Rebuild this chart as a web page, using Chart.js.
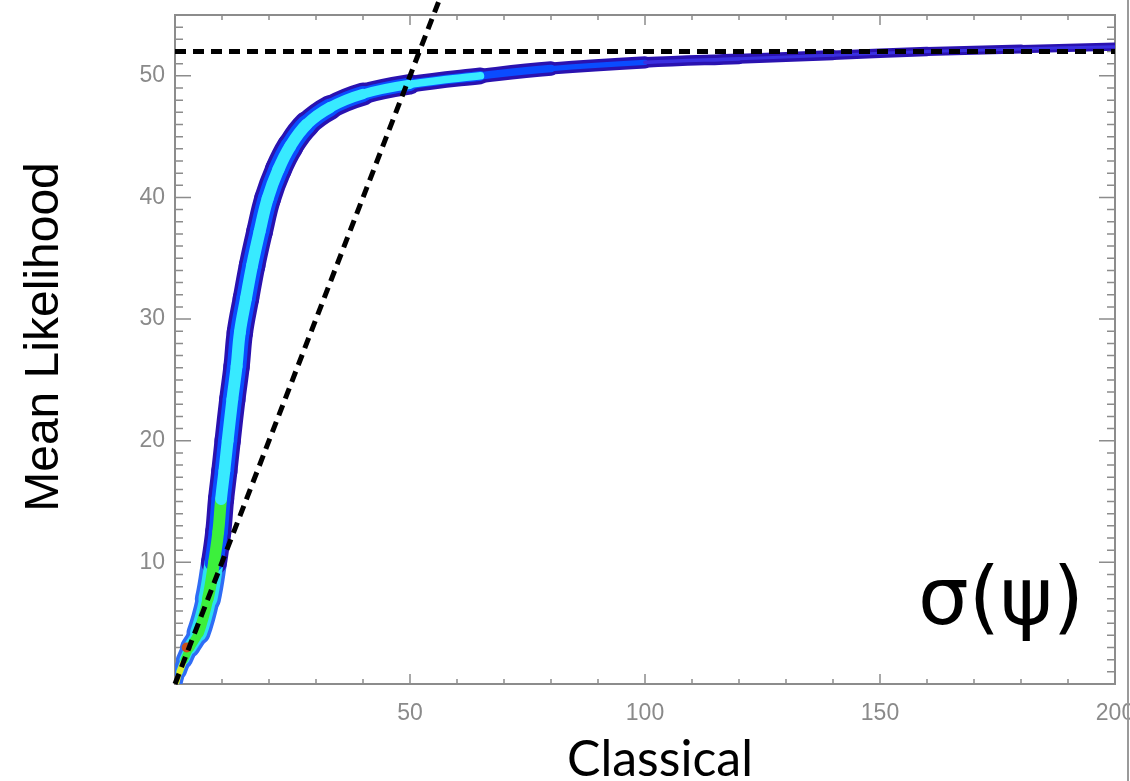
<!DOCTYPE html>
<html lang="en">
<head>
<meta charset="UTF-8">
<title>Mean Likelihood vs Classical</title>
<script src="https://cdn.jsdelivr.net/npm/chart.js"></script>
<style>
  html, body { margin: 0; padding: 0; background: #fff; }
  canvas { display: block; }
</style>
</head>
<body>
<canvas id="myChart" width="1130" height="781"></canvas>
<script>
// centre of the density band
var classical      = [0.3, 1, 2, 3.2, 5, 7, 8.3, 9.2, 9.8, 10.5, 11.2, 12.2, 13.1, 13.8, 15.1, 16.4, 18, 19.7, 22, 24.5, 28, 33, 40, 50, 65, 80, 100, 120, 140, 160, 180, 200];
var meanLikelihood = [0, 1, 2, 3, 4.2, 7, 10, 12.5, 15.2, 17.5, 20, 23.4, 26.1, 28.9, 31.7, 34.4, 37.2, 39.9, 42.3, 44.2, 46, 47.4, 48.5, 49.3, 50.0, 50.6, 51.1, 51.4, 51.7, 52.0, 52.2, 52.4];
var hotSpotX = [2.5];
var hotSpotY = [3];
var plateau = 52;
var oneToOne = [0, 56.5];
var xTicks = [50, 100, 150, 200];
var yTicks = [10, 20, 30, 40, 50];

function pts(xs, ys) {
    return xs.map(function(x, i) { return { x: x, y: ys[i] }; });
}

// thickness of the band in pixels, eased along the curve
var widthStops = [[0, 10], [3, 18], [7, 26], [24, 27], [40, 22], [60, 16], [100, 11], [200, 8]];
function bandWidth(x) {
    for (var i = 1; i < widthStops.length; i++) {
        var a = widthStops[i - 1], b = widthStops[i];
        if (x <= b[0]) return a[1] + (b[1] - a[1]) * (x - a[0]) / (b[0] - a[0]);
    }
    return widthStops[widthStops.length - 1][1];
}

function segX(ctx) { return (classical[ctx.p0DataIndex] + classical[ctx.p1DataIndex]) / 2; }
function segY(ctx) { return (meanLikelihood[ctx.p0DataIndex] + meanLikelihood[ctx.p1DataIndex]) / 2; }

var frame = {
    id: 'frame',
    beforeDatasetsDraw: function(chart) {
        var ctx = chart.ctx, a = chart.chartArea;
        var xs = chart.scales.x, ys = chart.scales.y;
        ctx.save();
        ctx.strokeStyle = '#8c8c8c';
        ctx.lineWidth = 1.5;
        ctx.beginPath();
        for (var v = 10; v < 200; v += 10) {
            var px = xs.getPixelForValue(v);
            var len = v % 50 === 0 ? 10 : 5;
            ctx.moveTo(px, a.bottom); ctx.lineTo(px, a.bottom - len);
            ctx.moveTo(px, a.top); ctx.lineTo(px, a.top + len);
        }
        for (var w = 1; w < 55; w++) {
            var py = ys.getPixelForValue(w);
            var l2 = w % 10 === 0 ? 16 : 8;
            ctx.moveTo(a.left, py); ctx.lineTo(a.left + l2, py);
            ctx.moveTo(a.right, py); ctx.lineTo(a.right - l2, py);
        }
        ctx.stroke();
        ctx.lineWidth = 2;
        ctx.strokeRect(a.left, a.top, a.right - a.left, a.bottom - a.top);
        ctx.restore();
    },
    afterDraw: function(chart) {
        var ctx = chart.ctx;
        ctx.save();
        ctx.fillStyle = '#000';
        ctx.textAlign = 'center';
        ctx.textBaseline = 'middle';
        ctx.font = '48px "Liberation Sans"';
        ctx.translate(45, 337);
        ctx.rotate(-Math.PI / 2);
        ctx.fillText('Mean Likelihood', 0, 0);
        ctx.restore();

        ctx.save();
        ctx.fillStyle = '#000';
        ctx.textAlign = 'center';
        ctx.textBaseline = 'alphabetic';
        ctx.font = '50px Lato';
        ctx.fillText('Classical', 660, 776);
        ctx.textAlign = 'right';
        ctx.font = '80px "DejaVu Sans"';
        ctx.fillText('\u03c3(\u03c8)', 1084, 624);
        ctx.restore();

        ctx.save();
        ctx.strokeStyle = '#9a9a9a';
        ctx.lineWidth = 2;
        ctx.beginPath();
        ctx.moveTo(1128, 0); ctx.lineTo(1128, 781);
        ctx.stroke();
        ctx.restore();
    }
};

var band = pts(classical, meanLikelihood);
var bandLine = {
    type: 'line',
    data: band,
    pointRadius: 0,
    tension: 0.4,
    borderCapStyle: 'round',
    borderJoinStyle: 'round'
};

function layer(extra) {
    return Object.assign({}, bandLine, extra);
}

new Chart(document.getElementById('myChart').getContext('2d'), {
    type: 'scatter',
    data: {
        datasets: [{
            label: 'plateau',
            type: 'line',
            data: [{ x: 0, y: plateau }, { x: 200, y: plateau }],
            borderColor: '#000',
            borderWidth: 5,
            borderDash: [11, 7],
            pointRadius: 0,
            order: 0
        }, {
            label: 'one to one',
            type: 'line',
            data: [{ x: oneToOne[0], y: oneToOne[0] }, { x: oneToOne[1], y: oneToOne[1] }],
            borderColor: '#000',
            borderWidth: 5,
            borderDash: [11, 7],
            pointRadius: 0,
            clip: false,
            order: 0
        }, {
            label: 'hot spot',
            data: pts(hotSpotX, hotSpotY),
            backgroundColor: '#c8501a',
            borderWidth: 0,
            pointRadius: 5,
            order: 1
        }, layer({
            label: 'core',
            borderColor: '#38eaff',
            segment: {
                borderWidth: function(ctx) { return Math.max(3, bandWidth(segX(ctx)) * 0.45); },
                borderColor: function(ctx) {
                    var x = segX(ctx), y = segY(ctx);
                    if (x > 60) return 'rgba(0,0,0,0)';
                    if (y < 2) return '#d8ec2a';
                    if (y < 14) return '#3cf03c';
                    return '#38eaff';
                }
            },
            order: 2
        }), layer({
            label: 'mid',
            borderColor: '#0a4cff',
            segment: {
                borderWidth: function(ctx) { return Math.max(3, bandWidth(segX(ctx)) - 7); },
                borderColor: function(ctx) {
                    var y = segY(ctx);
                    if (y < 10) return '#2ce0f0';
                    return segX(ctx) > 100 ? '#3a30e0' : '#0a4cff';
                }
            },
            order: 3
        }), layer({
            label: 'edge',
            borderColor: '#2a12b0',
            segment: {
                borderWidth: function(ctx) { return bandWidth(segX(ctx)); },
                borderColor: function(ctx) {
                    return segY(ctx) < 10 ? '#2f6cf5' : '#2a12b0';
                }
            },
            order: 4
        })]
    },
    options: {
        responsive: false,
        animation: false,
        layout: { padding: { top: 15, right: 15, left: 0, bottom: 0 } },
        plugins: { legend: { display: false }, tooltip: { enabled: false } },
        scales: {
            x: {
                type: 'linear',
                min: 0,
                max: 200,
                grid: { display: false, drawTicks: false },
                border: { display: false },
                afterBuildTicks: function(scale) {
                    scale.ticks = xTicks.map(function(v) { return { value: v }; });
                },
                afterFit: function(scale) {
                    scale.height = 97;
                    scale.paddingLeft = 0;
                    scale.paddingRight = 0;
                },
                ticks: {
                    color: '#8a8a8a',
                    padding: 16,
                    maxRotation: 0,
                    font: { family: '"Liberation Sans"', size: 23 }
                }
            },
            y: {
                type: 'linear',
                min: 0,
                max: 55,
                grid: { display: false, drawTicks: false },
                border: { display: false },
                afterBuildTicks: function(scale) {
                    scale.ticks = yTicks.map(function(v) { return { value: v }; });
                },
                afterFit: function(scale) {
                    scale.width = 175;
                    scale.paddingTop = 0;
                    scale.paddingBottom = 0;
                },
                ticks: {
                    color: '#8a8a8a',
                    padding: 10,
                    font: { family: '"Liberation Sans"', size: 23 }
                }
            }
        }
    },
    plugins: [frame]
});
</script>
</body>
</html>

[The problem] Copy all the lines of data exactly as they appear, dropping any images.

[Solved exercise]
Rebuild this chart as a web page, using Chart.js.
<!DOCTYPE html>
<html lang="en">
<head>
<meta charset="UTF-8">
<title>Mean Likelihood vs Classical</title>
<script src="https://cdn.jsdelivr.net/npm/chart.js"></script>
<style>
  html, body { margin: 0; padding: 0; background: #fff; }
  canvas { display: block; }
</style>
</head>
<body>
<canvas id="myChart" width="1130" height="781"></canvas>
<script>
// centre of the density band
var classical      = [0.3, 1, 2, 3.2, 5, 7, 8.3, 9.2, 9.8, 10.5, 11.2, 12.2, 13.1, 13.8, 15.1, 16.4, 18, 19.7, 22, 24.5, 28, 33, 40, 50, 65, 80, 100, 120, 140, 160, 180, 200];
var meanLikelihood = [0, 1, 2, 3, 4.2, 7, 10, 12.5, 15.2, 17.5, 20, 23.4, 26.1, 28.9, 31.7, 34.4, 37.2, 39.9, 42.3, 44.2, 46, 47.4, 48.5, 49.3, 50.0, 50.6, 51.1, 51.4, 51.7, 52.0, 52.2, 52.4];
var hotSpotX = [2.5];
var hotSpotY = [3];
var plateau = 52;
var oneToOne = [0, 56.5];
var xTicks = [50, 100, 150, 200];
var yTicks = [10, 20, 30, 40, 50];

function pts(xs, ys) {
    return xs.map(function(x, i) { return { x: x, y: ys[i] }; });
}

// thickness of the band in pixels, eased along the curve
var widthStops = [[0, 10], [3, 18], [7, 26], [24, 27], [40, 22], [60, 16], [100, 11], [200, 8]];
function bandWidth(x) {
    for (var i = 1; i < widthStops.length; i++) {
        var a = widthStops[i - 1], b = widthStops[i];
        if (x <= b[0]) return a[1] + (b[1] - a[1]) * (x - a[0]) / (b[0] - a[0]);
    }
    return widthStops[widthStops.length - 1][1];
}

function segX(ctx) { return (classical[ctx.p0DataIndex] + classical[ctx.p1DataIndex]) / 2; }
function segY(ctx) { return (meanLikelihood[ctx.p0DataIndex] + meanLikelihood[ctx.p1DataIndex]) / 2; }

var frame = {
    id: 'frame',
    beforeDatasetsDraw: function(chart) {
        var ctx = chart.ctx, a = chart.chartArea;
        var xs = chart.scales.x, ys = chart.scales.y;
        ctx.save();
        ctx.strokeStyle = '#8c8c8c';
        ctx.lineWidth = 1.5;
        ctx.beginPath();
        for (var v = 10; v < 200; v += 10) {
            var px = xs.getPixelForValue(v);
            var len = v % 50 === 0 ? 10 : 5;
            ctx.moveTo(px, a.bottom); ctx.lineTo(px, a.bottom - len);
            ctx.moveTo(px, a.top); ctx.lineTo(px, a.top + len);
        }
        for (var w = 1; w < 55; w++) {
            var py = ys.getPixelForValue(w);
            var l2 = w % 10 === 0 ? 16 : 8;
            ctx.moveTo(a.left, py); ctx.lineTo(a.left + l2, py);
            ctx.moveTo(a.right, py); ctx.lineTo(a.right - l2, py);
        }
        ctx.stroke();
        ctx.lineWidth = 2;
        ctx.strokeRect(a.left, a.top, a.right - a.left, a.bottom - a.top);
        ctx.restore();
    },
    afterDraw: function(chart) {
        var ctx = chart.ctx;
        ctx.save();
        ctx.fillStyle = '#000';
        ctx.textAlign = 'center';
        ctx.textBaseline = 'middle';
        ctx.font = '48px "Liberation Sans"';
        ctx.translate(45, 337);
        ctx.rotate(-Math.PI / 2);
        ctx.fillText('Mean Likelihood', 0, 0);
        ctx.restore();

        ctx.save();
        ctx.fillStyle = '#000';
        ctx.textAlign = 'center';
        ctx.textBaseline = 'alphabetic';
        ctx.font = '50px Lato';
        ctx.fillText('Classical', 660, 776);
        ctx.textAlign = 'right';
        ctx.font = '80px "DejaVu Sans"';
        ctx.fillText('\u03c3(\u03c8)', 1084, 624);
        ctx.restore();

        ctx.save();
        ctx.strokeStyle = '#9a9a9a';
        ctx.lineWidth = 2;
        ctx.beginPath();
        ctx.moveTo(1128, 0); ctx.lineTo(1128, 781);
        ctx.stroke();
        ctx.restore();
    }
};

var band = pts(classical, meanLikelihood);
var bandLine = {
    type: 'line',
    data: band,
    pointRadius: 0,
    tension: 0.4,
    borderCapStyle: 'round',
    borderJoinStyle: 'round'
};

function layer(extra) {
    return Object.assign({}, bandLine, extra);
}

new Chart(document.getElementById('myChart').getContext('2d'), {
    type: 'scatter',
    data: {
        datasets: [{
            label: 'plateau',
            type: 'line',
            data: [{ x: 0, y: plateau }, { x: 200, y: plateau }],
            borderColor: '#000',
            borderWidth: 5,
            borderDash: [11, 7],
            pointRadius: 0,
            order: 0
        }, {
            label: 'one to one',
            type: 'line',
            data: [{ x: oneToOne[0], y: oneToOne[0] }, { x: oneToOne[1], y: oneToOne[1] }],
            borderColor: '#000',
            borderWidth: 5,
            borderDash: [11, 7],
            pointRadius: 0,
            clip: false,
            order: 0
        }, {
            label: 'hot spot',
            data: pts(hotSpotX, hotSpotY),
            backgroundColor: '#c8501a',
            borderWidth: 0,
            pointRadius: 5,
            order: 1
        }, layer({
            label: 'core',
            borderColor: '#38eaff',
            segment: {
                borderWidth: function(ctx) { return Math.max(3, bandWidth(segX(ctx)) * 0.45); },
                borderColor: function(ctx) {
                    var x = segX(ctx), y = segY(ctx);
                    if (x > 60) return 'rgba(0,0,0,0)';
                    if (y < 2) return '#d8ec2a';
                    if (y < 14) return '#3cf03c';
                    return '#38eaff';
                }
            },
            order: 2
        }), layer({
            label: 'mid',
            borderColor: '#0a4cff',
            segment: {
                borderWidth: function(ctx) { return Math.max(3, bandWidth(segX(ctx)) - 7); },
                borderColor: function(ctx) {
                    var y = segY(ctx);
                    if (y < 10) return '#2ce0f0';
                    return segX(ctx) > 100 ? '#3a30e0' : '#0a4cff';
                }
            },
            order: 3
        }), layer({
            label: 'edge',
            borderColor: '#2a12b0',
            segment: {
                borderWidth: function(ctx) { return bandWidth(segX(ctx)); },
                borderColor: function(ctx) {
                    return segY(ctx) < 10 ? '#2f6cf5' : '#2a12b0';
                }
            },
            order: 4
        })]
    },
    options: {
        responsive: false,
        animation: false,
        layout: { padding: { top: 15, right: 15, left: 0, bottom: 0 } },
        plugins: { legend: { display: false }, tooltip: { enabled: false } },
        scales: {
            x: {
                type: 'linear',
                min: 0,
                max: 200,
                grid: { display: false, drawTicks: false },
                border: { display: false },
                afterBuildTicks: function(scale) {
                    scale.ticks = xTicks.map(function(v) { return { value: v }; });
                },
                afterFit: function(scale) {
                    scale.height = 97;
                    scale.paddingLeft = 0;
                    scale.paddingRight = 0;
                },
                ticks: {
                    color: '#8a8a8a',
                    padding: 16,
                    maxRotation: 0,
                    font: { family: '"Liberation Sans"', size: 23 }
                }
            },
            y: {
                type: 'linear',
                min: 0,
                max: 55,
                grid: { display: false, drawTicks: false },
                border: { display: false },
                afterBuildTicks: function(scale) {
                    scale.ticks = yTicks.map(function(v) { return { value: v }; });
                },
                afterFit: function(scale) {
                    scale.width = 175;
                    scale.paddingTop = 0;
                    scale.paddingBottom = 0;
                },
                ticks: {
                    color: '#8a8a8a',
                    padding: 10,
                    font: { family: '"Liberation Sans"', size: 23 }
                }
            }
        }
    },
    plugins: [frame]
});
</script>
</body>
</html>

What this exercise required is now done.